Since petroleum supply trucks come up from Kuwait and Basra to Baghdad and points north for the US troops, it is desirable that some Multinational Forces remain in Basra as long as large numbers of US soldiers and Marines are in the country. Tanks don’t do you much good if they are out of gas. Basra would be an unfamiliar and dangerous environment for US troops, and where to get and extra 10,000 soldiers? Without them, the US mission in Iraq could collapse unexpectedly from the south. (See yesterday’s posting for what a mess Basra is with regard to security.)
Brown will be abandoning the policies of Tony Blair, and the leak comes only a day after Blair promised the contrary in Baghdad (with mortar shells landing just before he arrived in the Green Zone). Blair’s muscular foreign policy and perceived subservience to Bush are widely viewed as disasters among his own party’s rank and file. Jimmy Carter blasted Tony Blair on Saturday for an “abominable” loyalty to George W. Bush. He said that if Blair had opposed the Iraq War, it would have made it harder for Bush to uphold it for so long. He also pointed out that Bush had departed from past American values by advocating preemptive wars of choice even when US security was not threatened.
AFP reports that senior US officials had briefed Bush that he should expect Blair’s successor, Gordon Brown, to desert him on Iraq. The US officials see Brown as weaker than Blair.
The article alleges that sources close to Brown deny that he will abandon Washington, insisting that he is a strong Atlanticist.
I think these issues are mixed up by the spokesmen and sources. Brown will get out of Iraq, for several defensible reasons that have nothing to do with weak character or a lack of commitment to Atlanticism. Most important, keeping such a large force in Basra is hard on the British military, especially since it has expanded responsibilities in Afghanistan at the same time. The British officer corps is skating close to insubordination in its opposition to the Iraq mission.

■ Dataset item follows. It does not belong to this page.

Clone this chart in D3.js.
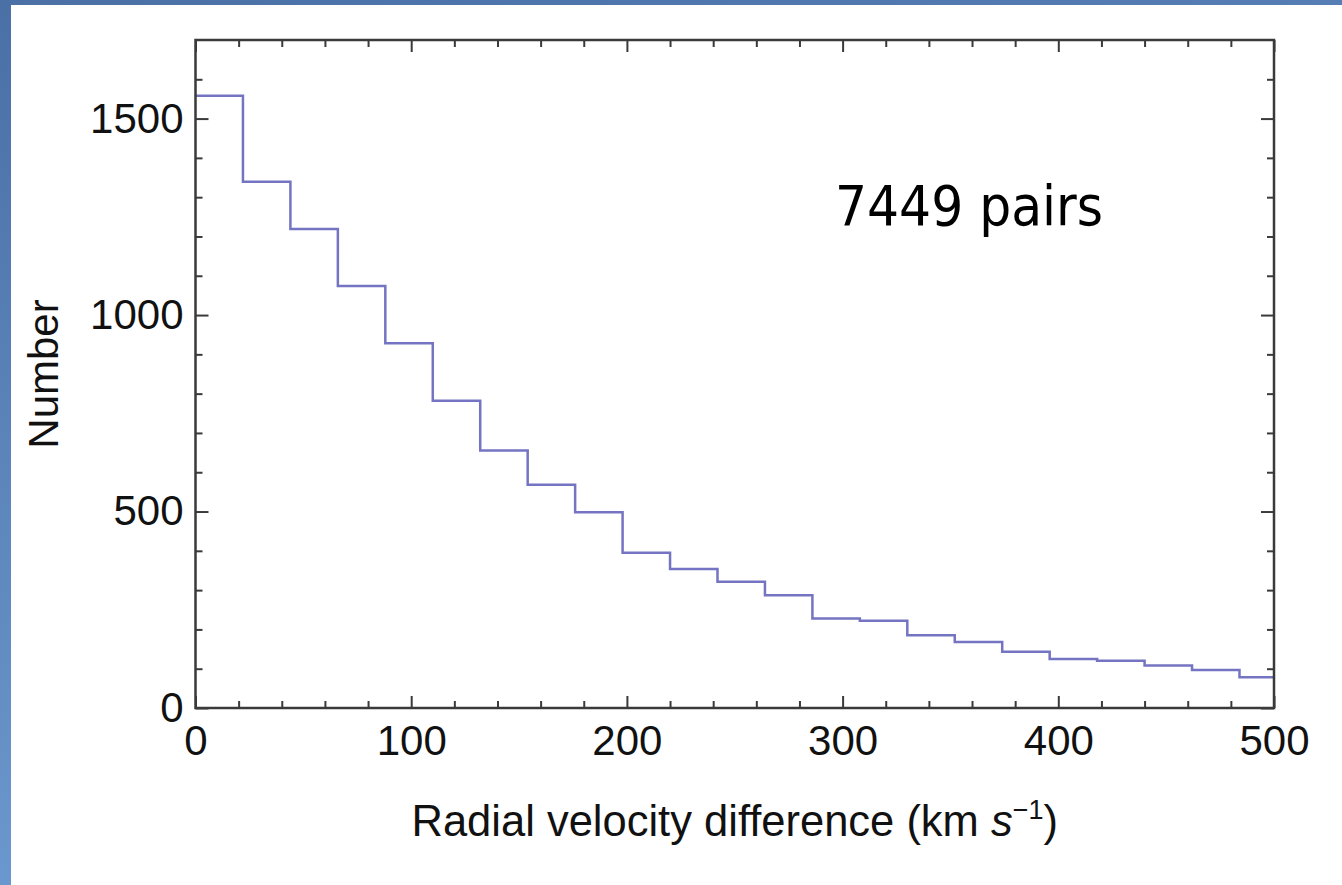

Second, British public opinion is turning decisively against the war, and Brown will have to face the electorate in 2010 at the latest (Bush and Cheney face no further elections). In a February poll, 63 percent of Britons said entering the war had been an error, and only 56 percent supported keeping troops in Iraq. The first number is likely to rise and the second to fall over the period leading up to the next elections. The controversy over the decision not to send Prince Harry to Iraq (and not to let him go clubbing, either) will have put the British political elite in a bind. It is hard to justify sending British youth to be blown up in Basra if it is openly admitted that it is too dangerous for a member of the royal family to serve there. Not to mention that the political and security situation in Basra is not promising and a reduced British garrison will be increasingly vulnerable.
The Scotsman has a more nuanced view of the differences between Brown and Blair. Very important for the future is that last para, which suggests that Brown will be more interested in engaging Iran than attacking it.